Guide Book for Tourists in Japan, by Charles W. Wason, 1898

Fudo Temple, Nogeyama, Yokohama, c. 1920. (Gift of J. Harper Brady Sr.)

See also:
Sankeiyen, Yokohama, c. 1920.
Engakuji Temple, Kamakura, c. 1940.

“Presently we reach a narrow and densely wooded gully descending straight down the face of the Bluff, and we perceive two flights of stone steps ascending beside it for about one hundred feet to a small temple nestling close under the summit of the Bluff.

“One flight of steps goes up straight and steep, the men’s ascent; the other follows a more winding course, with a gentler gradient, and is for women. Reaching the little temple we find that it has been built beside the spot where the little stream which made the gully leaps from its narrow bed as a waterfall. Beneath this pilgrims stand as a penance, or at any rate as an observance.

“The stream, where it comes from the cliff, has been made to issue from the mouth of a fierce stone dragon. I often visited this little temple, dedicated to Fudo, the god, or the idea, of  ‘the impregnability of perfect enlightenment against which the passions cannot prevail.’

“I generally approached it from the plateau, which I crossed from the Bluff Hotel, exposed to the raw cold winds which prevailed during the first weeks of our stay. Thence one dropped suddenly into the sheltered nook where the little temple stands, finding shelter and warmth, and an arbour from which to enjoy a lovely view over Mississippi Bay.

“The view, perhaps equally with the waterfall, is a reason for the erection of a temple here, for a Japanese almost worships scenery. I think I do also, and the place came to have for me something of the significance of ‘Fudo’ before I had learnt to whom the temple was dedicated, or what Fudo typified.

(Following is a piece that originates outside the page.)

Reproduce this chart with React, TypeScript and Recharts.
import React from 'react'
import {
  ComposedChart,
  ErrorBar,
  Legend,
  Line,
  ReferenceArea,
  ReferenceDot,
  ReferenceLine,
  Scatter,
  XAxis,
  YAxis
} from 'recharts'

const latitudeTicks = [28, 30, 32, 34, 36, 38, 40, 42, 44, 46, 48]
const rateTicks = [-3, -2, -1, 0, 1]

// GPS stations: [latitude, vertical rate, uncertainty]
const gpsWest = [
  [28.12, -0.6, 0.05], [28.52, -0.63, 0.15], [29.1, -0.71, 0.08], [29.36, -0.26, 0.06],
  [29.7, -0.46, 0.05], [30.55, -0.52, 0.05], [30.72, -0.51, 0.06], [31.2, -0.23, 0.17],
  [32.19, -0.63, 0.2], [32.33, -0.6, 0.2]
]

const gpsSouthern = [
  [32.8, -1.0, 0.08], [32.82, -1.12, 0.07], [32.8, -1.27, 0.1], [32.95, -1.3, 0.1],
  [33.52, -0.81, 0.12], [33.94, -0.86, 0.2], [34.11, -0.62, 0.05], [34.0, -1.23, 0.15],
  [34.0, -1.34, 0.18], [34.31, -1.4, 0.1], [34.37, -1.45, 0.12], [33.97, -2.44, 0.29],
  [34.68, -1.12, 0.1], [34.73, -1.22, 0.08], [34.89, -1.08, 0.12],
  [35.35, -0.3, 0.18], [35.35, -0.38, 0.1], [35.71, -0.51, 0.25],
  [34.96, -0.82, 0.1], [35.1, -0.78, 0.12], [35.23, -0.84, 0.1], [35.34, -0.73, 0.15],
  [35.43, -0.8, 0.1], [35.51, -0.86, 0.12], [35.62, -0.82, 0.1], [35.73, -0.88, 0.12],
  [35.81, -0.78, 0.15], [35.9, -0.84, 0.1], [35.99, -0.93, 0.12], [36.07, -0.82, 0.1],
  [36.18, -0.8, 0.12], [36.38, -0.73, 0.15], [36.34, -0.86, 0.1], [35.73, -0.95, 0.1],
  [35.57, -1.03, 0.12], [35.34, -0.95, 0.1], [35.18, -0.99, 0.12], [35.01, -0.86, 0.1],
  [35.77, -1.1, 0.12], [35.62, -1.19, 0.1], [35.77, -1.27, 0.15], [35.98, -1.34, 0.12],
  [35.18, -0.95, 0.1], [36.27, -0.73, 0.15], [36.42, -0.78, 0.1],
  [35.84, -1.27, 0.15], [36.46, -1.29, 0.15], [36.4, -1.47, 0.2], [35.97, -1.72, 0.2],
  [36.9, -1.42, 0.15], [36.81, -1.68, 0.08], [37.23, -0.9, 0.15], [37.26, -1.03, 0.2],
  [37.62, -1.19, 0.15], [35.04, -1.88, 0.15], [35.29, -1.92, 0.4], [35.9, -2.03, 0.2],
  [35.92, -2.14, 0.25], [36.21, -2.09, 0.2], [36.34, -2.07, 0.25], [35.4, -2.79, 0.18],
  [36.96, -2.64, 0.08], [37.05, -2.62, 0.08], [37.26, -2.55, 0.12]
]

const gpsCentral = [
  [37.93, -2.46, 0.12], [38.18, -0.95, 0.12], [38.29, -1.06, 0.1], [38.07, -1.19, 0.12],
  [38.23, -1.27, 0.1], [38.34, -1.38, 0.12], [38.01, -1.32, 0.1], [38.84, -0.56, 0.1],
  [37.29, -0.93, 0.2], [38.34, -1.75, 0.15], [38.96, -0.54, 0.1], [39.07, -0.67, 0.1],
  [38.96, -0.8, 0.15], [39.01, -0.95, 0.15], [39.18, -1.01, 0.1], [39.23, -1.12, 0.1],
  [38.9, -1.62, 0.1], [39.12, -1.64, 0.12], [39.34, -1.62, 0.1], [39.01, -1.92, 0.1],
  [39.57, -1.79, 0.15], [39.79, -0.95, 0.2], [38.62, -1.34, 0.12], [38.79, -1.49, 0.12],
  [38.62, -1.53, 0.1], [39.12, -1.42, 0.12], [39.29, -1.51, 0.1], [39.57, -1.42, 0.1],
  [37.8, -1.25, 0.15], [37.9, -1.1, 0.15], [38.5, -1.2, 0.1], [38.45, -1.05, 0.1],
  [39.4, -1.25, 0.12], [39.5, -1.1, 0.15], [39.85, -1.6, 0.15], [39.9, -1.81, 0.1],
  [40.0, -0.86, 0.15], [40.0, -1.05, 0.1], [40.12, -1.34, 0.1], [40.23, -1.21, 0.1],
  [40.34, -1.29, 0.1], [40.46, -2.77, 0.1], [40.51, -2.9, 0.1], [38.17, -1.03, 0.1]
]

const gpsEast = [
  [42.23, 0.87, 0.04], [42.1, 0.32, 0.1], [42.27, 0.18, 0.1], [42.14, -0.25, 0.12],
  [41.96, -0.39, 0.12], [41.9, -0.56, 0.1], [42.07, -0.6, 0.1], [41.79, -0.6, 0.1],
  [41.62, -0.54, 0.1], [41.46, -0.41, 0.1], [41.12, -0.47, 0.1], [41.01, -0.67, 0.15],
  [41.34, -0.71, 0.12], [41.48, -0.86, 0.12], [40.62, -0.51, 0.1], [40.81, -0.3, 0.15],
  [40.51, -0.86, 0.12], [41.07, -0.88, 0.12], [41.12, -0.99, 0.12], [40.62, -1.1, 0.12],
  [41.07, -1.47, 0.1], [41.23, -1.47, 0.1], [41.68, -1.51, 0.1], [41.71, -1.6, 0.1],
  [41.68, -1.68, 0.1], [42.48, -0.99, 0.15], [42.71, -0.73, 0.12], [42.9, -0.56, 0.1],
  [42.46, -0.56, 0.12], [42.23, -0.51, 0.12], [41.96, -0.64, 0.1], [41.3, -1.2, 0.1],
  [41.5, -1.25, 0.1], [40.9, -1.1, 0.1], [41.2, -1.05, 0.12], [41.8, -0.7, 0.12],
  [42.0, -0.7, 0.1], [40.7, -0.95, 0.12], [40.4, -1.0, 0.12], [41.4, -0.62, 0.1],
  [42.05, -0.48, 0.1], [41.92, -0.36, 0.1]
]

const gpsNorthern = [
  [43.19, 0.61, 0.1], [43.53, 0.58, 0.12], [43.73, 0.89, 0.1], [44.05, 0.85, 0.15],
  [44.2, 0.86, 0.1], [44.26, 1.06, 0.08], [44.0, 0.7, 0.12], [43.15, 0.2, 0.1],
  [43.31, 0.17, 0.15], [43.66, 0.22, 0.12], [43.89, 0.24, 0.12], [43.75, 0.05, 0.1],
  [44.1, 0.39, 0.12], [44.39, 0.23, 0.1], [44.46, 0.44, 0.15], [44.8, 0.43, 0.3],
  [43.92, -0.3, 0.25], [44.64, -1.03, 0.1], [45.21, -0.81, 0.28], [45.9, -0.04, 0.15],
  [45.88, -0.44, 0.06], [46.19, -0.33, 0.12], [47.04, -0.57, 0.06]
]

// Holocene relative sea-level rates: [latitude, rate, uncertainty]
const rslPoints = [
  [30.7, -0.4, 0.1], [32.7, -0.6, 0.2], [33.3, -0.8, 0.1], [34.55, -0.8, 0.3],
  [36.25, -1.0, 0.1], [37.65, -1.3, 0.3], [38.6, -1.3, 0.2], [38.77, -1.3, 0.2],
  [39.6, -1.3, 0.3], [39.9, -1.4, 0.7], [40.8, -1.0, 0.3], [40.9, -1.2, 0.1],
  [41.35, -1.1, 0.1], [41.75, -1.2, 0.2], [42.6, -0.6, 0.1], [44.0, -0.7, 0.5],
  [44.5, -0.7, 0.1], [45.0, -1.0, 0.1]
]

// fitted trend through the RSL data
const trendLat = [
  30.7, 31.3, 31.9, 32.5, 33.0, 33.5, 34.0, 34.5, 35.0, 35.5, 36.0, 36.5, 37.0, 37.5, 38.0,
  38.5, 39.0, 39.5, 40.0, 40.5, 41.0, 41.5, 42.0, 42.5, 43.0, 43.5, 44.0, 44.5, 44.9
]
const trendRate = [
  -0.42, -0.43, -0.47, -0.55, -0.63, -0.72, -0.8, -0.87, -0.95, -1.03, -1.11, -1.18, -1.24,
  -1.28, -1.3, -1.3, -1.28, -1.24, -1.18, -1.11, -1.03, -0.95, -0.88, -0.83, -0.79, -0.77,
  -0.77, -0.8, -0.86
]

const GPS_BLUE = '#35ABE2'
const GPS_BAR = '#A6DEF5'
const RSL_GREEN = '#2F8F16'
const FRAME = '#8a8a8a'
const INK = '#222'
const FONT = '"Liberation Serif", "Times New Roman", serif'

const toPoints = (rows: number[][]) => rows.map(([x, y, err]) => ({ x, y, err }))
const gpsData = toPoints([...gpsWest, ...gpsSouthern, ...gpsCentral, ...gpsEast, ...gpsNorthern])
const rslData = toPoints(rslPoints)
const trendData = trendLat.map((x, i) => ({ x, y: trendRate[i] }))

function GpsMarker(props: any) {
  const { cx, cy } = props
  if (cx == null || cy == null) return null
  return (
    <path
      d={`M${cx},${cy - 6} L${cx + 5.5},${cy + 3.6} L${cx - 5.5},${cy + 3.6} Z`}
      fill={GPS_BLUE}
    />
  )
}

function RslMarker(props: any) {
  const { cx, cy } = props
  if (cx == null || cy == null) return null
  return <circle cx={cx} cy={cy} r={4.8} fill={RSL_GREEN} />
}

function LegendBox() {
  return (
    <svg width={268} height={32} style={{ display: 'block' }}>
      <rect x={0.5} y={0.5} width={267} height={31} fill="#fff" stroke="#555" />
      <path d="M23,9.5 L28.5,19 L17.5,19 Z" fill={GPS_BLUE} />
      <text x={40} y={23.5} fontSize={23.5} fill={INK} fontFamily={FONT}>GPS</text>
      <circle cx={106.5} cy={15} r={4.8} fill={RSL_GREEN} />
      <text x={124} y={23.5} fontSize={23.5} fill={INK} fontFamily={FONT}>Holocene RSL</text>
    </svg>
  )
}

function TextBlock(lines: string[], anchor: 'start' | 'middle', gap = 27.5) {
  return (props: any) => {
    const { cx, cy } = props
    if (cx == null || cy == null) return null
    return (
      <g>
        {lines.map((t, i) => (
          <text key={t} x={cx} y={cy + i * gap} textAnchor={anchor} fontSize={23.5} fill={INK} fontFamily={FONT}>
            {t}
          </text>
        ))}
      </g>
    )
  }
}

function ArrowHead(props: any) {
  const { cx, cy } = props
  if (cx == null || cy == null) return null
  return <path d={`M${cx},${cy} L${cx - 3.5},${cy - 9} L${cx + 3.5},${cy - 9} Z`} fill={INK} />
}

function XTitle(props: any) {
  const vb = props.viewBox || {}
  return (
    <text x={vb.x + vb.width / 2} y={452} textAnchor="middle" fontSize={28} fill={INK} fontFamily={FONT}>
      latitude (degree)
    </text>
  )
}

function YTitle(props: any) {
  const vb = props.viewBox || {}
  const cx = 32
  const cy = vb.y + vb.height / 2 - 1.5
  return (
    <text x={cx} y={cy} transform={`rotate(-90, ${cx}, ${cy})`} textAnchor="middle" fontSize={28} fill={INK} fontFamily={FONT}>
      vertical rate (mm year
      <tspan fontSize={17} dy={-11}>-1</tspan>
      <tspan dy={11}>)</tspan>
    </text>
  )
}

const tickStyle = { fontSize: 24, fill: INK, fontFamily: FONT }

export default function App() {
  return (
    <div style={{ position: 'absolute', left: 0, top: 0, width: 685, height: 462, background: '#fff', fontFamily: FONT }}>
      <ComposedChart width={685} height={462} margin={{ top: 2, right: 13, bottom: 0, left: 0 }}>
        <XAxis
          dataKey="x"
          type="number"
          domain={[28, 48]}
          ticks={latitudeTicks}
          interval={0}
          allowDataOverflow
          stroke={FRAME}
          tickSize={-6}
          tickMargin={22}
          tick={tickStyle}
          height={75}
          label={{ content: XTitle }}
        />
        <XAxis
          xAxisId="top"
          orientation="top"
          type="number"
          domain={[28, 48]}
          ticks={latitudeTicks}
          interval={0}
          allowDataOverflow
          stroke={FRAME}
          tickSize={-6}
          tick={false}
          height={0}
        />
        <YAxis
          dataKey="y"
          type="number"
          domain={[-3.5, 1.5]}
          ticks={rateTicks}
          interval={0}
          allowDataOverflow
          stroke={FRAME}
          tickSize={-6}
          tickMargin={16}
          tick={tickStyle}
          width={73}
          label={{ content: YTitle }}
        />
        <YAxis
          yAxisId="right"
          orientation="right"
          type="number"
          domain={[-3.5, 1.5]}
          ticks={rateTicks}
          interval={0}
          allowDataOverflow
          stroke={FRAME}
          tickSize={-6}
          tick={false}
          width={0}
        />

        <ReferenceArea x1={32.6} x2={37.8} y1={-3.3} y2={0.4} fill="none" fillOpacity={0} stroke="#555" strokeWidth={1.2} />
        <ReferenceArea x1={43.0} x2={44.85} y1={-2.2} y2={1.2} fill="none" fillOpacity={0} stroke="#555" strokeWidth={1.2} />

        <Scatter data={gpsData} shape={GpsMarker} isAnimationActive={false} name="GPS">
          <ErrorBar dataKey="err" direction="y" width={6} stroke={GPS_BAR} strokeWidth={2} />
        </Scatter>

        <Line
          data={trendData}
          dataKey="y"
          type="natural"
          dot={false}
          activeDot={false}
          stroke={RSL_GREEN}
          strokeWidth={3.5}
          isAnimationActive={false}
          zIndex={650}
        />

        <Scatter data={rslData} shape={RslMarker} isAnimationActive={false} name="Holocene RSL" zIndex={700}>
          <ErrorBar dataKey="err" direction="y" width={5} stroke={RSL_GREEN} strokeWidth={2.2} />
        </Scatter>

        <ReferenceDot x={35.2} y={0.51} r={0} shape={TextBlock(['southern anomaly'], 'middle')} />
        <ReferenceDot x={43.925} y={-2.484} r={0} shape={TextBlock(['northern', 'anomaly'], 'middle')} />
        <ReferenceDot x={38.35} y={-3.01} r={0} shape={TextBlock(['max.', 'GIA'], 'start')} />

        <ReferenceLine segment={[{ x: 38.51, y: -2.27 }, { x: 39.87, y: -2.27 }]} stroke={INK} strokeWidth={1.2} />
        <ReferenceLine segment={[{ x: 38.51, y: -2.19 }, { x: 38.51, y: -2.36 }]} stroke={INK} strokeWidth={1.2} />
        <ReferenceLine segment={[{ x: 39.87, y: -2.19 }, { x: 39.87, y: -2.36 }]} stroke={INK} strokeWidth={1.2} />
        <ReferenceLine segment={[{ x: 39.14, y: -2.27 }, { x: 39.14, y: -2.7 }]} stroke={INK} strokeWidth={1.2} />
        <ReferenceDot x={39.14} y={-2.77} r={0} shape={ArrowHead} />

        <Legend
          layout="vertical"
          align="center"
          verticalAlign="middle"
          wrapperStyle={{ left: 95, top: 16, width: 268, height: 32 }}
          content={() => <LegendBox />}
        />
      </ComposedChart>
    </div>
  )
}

“The little temple was evidently but poorly endowed, probably owing to the absence of a cemetery, being more like a hermit’s chapel than a parish church. The hermit, however, was married, and his wife was priestess, and wore her hair unkempt. I photographed her in her little temple with its big drum, and she used to give me tea while I enjoyed the view of the bay.”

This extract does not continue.